Aubergines are very versatile in the kitchen. They can be used for various preparations and have a natural concentrate of essential properties for our health. Regardless of what most markets offer, aubergines, also known as eggplants, come in various shapes, colors, and sizes. They belong to the Solanaceae family but unlike their family members, tomatoes, peppers, and potatoes, growing eggplants can be pretty tricky. Here are some tips to help you out with this!
How to Grow Aubergine in The Garden
Why not try growing aubergines directly in the garden or pots on the balcony? The process is simple and does not take much time.
Before you start, it is good to know that growing aubergines requires a climate with temperatures that do not drop below 12 degrees at night. Try to place them in the warmest area you can find.
Soil Suitable For Growing Aubergines
First of all, you should make sure that the soil in which you will grow aubergines is well-drained and with a pH between 5.5 and 7.2 before you start growing. You can also try natural and DIY products such as compost to fertilize the soil.
Sowing and Transplanting Eggplant Seedlings
If you choose to sow, the best time is January/February in warmer climates and March in areas with cooler temperatures. Sowing should be done in a heated and protected bed: to encourage seed germination, try to keep the seeds in a damp cloth for about a week before burying them.
On the other hand, if you decide to start from seedlings, just plant them in the ground or a pot after buying them. The most important thing to encourage their growth is to place them in rows 40-50 cm apart. Make small furrows in the soil, place the seedlings in them and cover them lightly with soil. Be sure to put a wooden or iron support next to each plant to support it during the growing phase.

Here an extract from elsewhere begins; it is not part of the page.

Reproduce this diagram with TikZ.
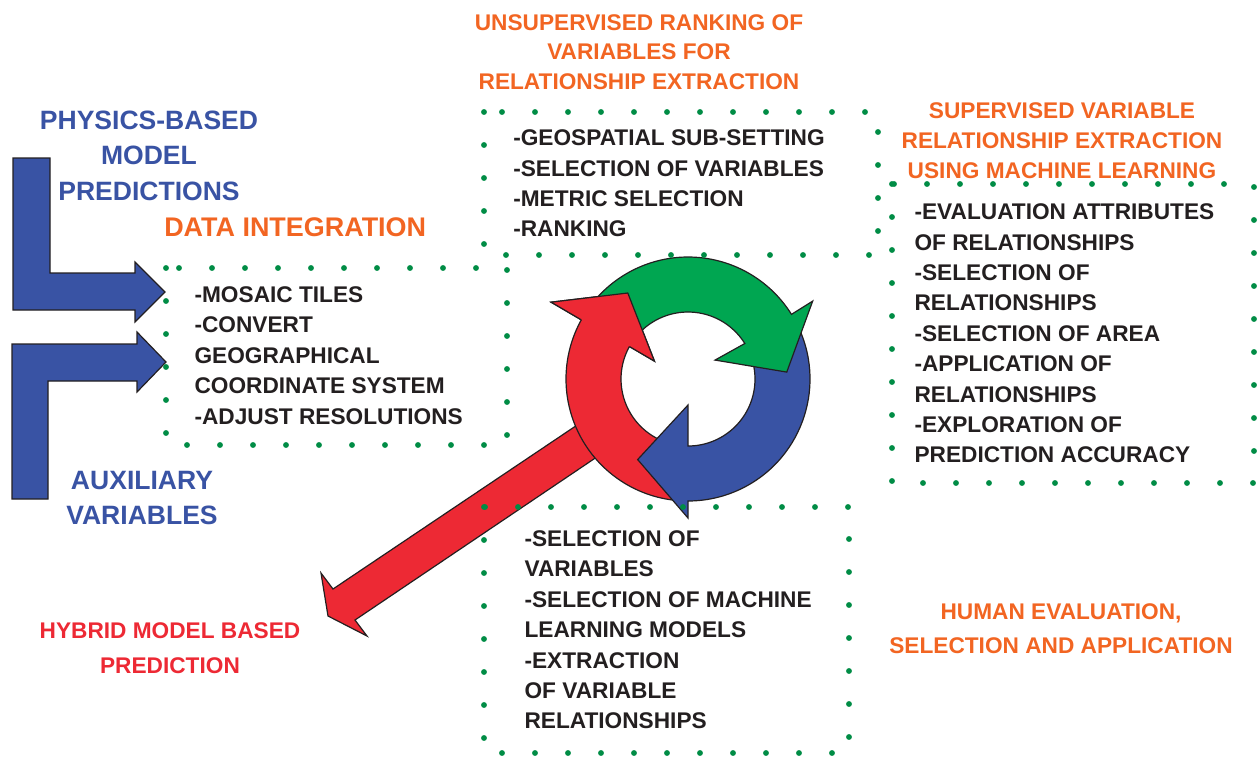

Initially, water reasonably frequently, at least 2-3 times a week. However, do not water the leaves to prevent the spread of parasites. Only water the plant as often as the soil is dry. In summer, however, you should water the plant every day with a moderate amount of water.

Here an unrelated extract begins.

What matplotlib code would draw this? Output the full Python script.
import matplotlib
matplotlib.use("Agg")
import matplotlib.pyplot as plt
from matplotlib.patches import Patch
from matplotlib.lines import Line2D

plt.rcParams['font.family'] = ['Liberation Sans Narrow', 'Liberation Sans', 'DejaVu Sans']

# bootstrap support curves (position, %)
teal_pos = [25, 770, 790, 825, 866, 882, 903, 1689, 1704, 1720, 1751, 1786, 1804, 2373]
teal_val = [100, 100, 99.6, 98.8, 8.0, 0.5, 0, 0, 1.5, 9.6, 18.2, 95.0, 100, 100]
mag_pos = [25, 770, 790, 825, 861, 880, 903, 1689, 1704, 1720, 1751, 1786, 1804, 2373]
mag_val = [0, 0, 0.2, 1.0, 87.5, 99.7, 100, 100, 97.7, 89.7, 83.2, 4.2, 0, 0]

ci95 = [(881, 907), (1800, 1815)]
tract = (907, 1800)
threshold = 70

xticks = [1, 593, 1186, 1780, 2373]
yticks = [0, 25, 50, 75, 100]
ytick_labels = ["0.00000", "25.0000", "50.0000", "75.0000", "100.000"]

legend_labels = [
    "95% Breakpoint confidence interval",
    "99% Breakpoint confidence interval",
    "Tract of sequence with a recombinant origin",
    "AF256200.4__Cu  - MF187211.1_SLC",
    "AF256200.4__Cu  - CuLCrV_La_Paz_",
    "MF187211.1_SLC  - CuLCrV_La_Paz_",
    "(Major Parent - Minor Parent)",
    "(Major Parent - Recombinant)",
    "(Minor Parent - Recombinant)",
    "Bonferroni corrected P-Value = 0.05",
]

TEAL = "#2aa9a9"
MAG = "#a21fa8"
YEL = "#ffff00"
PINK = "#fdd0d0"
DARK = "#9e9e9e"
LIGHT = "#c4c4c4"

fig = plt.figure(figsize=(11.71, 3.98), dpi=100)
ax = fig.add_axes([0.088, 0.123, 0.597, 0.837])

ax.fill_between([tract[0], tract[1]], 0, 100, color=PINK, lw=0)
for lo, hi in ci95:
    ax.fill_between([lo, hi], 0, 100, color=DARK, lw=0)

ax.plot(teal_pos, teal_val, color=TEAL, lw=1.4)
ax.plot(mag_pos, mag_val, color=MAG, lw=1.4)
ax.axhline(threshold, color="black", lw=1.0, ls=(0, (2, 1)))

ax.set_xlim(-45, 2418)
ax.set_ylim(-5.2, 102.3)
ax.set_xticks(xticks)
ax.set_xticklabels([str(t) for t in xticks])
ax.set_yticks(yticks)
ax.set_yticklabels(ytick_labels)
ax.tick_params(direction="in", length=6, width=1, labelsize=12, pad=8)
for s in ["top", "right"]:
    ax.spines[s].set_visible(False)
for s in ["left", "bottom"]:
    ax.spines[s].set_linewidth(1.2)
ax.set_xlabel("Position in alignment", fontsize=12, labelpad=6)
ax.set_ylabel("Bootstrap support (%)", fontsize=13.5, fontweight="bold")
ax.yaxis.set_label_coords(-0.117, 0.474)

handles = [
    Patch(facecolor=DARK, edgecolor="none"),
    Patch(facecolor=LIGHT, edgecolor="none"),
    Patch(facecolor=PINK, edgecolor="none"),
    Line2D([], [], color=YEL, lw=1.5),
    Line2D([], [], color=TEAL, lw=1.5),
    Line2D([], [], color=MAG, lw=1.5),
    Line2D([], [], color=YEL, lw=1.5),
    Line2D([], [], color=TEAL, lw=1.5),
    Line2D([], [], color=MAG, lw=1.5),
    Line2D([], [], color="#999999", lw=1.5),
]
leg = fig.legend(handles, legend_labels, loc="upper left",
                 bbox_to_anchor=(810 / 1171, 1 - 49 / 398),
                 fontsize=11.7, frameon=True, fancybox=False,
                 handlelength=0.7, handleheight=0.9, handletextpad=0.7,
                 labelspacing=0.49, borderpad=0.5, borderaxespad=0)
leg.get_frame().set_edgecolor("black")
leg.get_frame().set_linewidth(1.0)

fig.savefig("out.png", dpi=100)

Regularly loosen the soil with a hoe to oxygenate it and remove weeds. Be sure to protect the plant from high and low temperatures with mulch. Remove the yellowed basal leaves, which can be a carrier of fungal diseases in contact with the soil because they prevent proper crop ventilation.
Harvesting usually takes place between the end of August and the first half of September. Aubergines are harvested especially when their skin has lost its characteristic shine and has become dull: even if they have not yet reached an adequate size, not picking the fruit will only mean a loss of quality and flavor. Once harvested, the fruit cannot be stored for long, and make sure not to store at temperatures below 8-9 °C for more than 15 days, as the flesh is firm and the fruit will be spoiled. Cut the aubergines from the plant using a sharp knife or scissors.
Growing Eggplants in Pots
To grow aubergines in pots directly on the balcony or terrace, use a pot at least 40-50 cm in diameter and the same height. Place the seedlings directly, one at a time, in the pot, and if the variety of aubergine you have chosen is not dwarf, provide the plant with a particular support stem. Even in the case of pot cultivation, watering must be regular and deep and must avoid the leaves.